** Begin Supplied information **

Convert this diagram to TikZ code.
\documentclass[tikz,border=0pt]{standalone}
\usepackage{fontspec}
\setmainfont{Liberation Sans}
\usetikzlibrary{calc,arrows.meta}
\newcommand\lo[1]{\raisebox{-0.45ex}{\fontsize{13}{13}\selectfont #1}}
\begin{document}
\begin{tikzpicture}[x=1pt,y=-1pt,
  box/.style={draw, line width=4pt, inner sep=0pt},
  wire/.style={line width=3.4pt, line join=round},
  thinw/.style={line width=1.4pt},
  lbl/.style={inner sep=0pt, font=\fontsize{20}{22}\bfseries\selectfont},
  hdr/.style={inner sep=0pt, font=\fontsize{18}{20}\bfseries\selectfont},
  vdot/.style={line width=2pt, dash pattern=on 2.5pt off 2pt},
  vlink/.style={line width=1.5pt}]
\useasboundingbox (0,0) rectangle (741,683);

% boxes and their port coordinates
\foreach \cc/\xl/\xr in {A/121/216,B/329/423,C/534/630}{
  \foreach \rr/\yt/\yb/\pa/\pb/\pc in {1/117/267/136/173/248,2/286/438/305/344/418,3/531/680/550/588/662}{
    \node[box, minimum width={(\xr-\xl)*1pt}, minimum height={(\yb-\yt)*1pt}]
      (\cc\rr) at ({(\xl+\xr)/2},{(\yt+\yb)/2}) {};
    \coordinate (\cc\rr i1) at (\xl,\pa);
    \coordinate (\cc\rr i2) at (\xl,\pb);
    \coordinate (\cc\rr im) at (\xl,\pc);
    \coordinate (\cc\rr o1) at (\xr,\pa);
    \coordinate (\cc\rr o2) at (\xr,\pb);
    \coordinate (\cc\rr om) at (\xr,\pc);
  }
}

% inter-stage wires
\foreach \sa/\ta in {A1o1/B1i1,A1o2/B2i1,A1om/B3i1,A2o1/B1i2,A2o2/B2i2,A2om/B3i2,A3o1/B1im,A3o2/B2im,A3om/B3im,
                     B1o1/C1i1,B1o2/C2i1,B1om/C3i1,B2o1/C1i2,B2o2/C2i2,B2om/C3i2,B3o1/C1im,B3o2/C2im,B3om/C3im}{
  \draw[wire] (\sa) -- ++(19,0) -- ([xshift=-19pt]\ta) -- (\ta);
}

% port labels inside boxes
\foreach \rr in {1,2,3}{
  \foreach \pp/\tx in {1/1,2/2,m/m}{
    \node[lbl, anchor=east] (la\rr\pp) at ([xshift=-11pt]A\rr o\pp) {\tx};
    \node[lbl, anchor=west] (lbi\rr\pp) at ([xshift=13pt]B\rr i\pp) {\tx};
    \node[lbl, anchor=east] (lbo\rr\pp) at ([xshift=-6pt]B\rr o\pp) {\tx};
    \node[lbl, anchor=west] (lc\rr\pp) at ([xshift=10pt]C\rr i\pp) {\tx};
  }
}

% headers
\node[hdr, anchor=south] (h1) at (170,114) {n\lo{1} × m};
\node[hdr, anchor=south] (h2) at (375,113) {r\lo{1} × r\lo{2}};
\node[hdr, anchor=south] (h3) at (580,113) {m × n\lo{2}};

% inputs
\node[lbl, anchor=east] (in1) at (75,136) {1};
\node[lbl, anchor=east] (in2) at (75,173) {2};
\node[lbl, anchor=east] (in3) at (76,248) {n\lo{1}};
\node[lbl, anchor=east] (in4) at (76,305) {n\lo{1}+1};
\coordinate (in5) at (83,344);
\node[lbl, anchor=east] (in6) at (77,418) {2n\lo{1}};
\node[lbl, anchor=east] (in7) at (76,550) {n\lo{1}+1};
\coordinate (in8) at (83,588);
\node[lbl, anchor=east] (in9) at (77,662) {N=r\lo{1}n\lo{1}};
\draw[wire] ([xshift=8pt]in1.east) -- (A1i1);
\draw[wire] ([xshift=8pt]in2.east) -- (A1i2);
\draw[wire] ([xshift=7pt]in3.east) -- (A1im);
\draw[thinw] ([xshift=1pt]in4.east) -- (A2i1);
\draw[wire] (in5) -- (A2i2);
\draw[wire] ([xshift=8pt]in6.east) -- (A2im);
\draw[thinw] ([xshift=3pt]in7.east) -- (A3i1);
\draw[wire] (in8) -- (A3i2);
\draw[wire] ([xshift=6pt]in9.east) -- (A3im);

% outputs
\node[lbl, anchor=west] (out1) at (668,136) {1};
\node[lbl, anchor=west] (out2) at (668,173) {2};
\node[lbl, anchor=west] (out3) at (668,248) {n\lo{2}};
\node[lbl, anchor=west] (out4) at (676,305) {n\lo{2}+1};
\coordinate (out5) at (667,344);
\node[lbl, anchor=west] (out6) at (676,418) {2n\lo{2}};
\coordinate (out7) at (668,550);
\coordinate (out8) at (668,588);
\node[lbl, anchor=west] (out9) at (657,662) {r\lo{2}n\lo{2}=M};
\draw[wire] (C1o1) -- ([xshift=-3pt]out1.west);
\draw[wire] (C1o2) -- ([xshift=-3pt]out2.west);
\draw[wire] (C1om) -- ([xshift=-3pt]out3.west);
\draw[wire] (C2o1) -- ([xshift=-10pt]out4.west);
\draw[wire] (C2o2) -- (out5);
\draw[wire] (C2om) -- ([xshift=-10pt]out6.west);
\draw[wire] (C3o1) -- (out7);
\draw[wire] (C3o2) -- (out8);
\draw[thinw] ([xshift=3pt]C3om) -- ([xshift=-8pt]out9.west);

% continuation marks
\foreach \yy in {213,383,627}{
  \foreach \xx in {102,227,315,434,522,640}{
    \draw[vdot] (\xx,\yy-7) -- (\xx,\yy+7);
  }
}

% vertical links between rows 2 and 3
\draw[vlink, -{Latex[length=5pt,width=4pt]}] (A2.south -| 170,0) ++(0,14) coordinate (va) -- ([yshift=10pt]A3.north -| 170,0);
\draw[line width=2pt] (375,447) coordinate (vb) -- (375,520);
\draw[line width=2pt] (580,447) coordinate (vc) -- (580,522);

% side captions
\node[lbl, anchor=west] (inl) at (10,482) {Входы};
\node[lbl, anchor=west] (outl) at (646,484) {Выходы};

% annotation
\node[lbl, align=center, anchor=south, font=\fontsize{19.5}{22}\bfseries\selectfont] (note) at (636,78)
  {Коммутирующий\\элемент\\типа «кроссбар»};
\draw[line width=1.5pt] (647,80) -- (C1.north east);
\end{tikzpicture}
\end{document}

** End Supplied information **

● Directions for this task: Lines from the beginning of the data above through the line containing "(0,0) rectangle (741,683);" are to be returned exactly, and no others.

● Task solution:
Convert this diagram to TikZ code.
\documentclass[tikz,border=0pt]{standalone}
\usepackage{fontspec}
\setmainfont{Liberation Sans}
\usetikzlibrary{calc,arrows.meta}
\newcommand\lo[1]{\raisebox{-0.45ex}{\fontsize{13}{13}\selectfont #1}}
\begin{document}
\begin{tikzpicture}[x=1pt,y=-1pt,
  box/.style={draw, line width=4pt, inner sep=0pt},
  wire/.style={line width=3.4pt, line join=round},
  thinw/.style={line width=1.4pt},
  lbl/.style={inner sep=0pt, font=\fontsize{20}{22}\bfseries\selectfont},
  hdr/.style={inner sep=0pt, font=\fontsize{18}{20}\bfseries\selectfont},
  vdot/.style={line width=2pt, dash pattern=on 2.5pt off 2pt},
  vlink/.style={line width=1.5pt}]
\useasboundingbox (0,0) rectangle (741,683);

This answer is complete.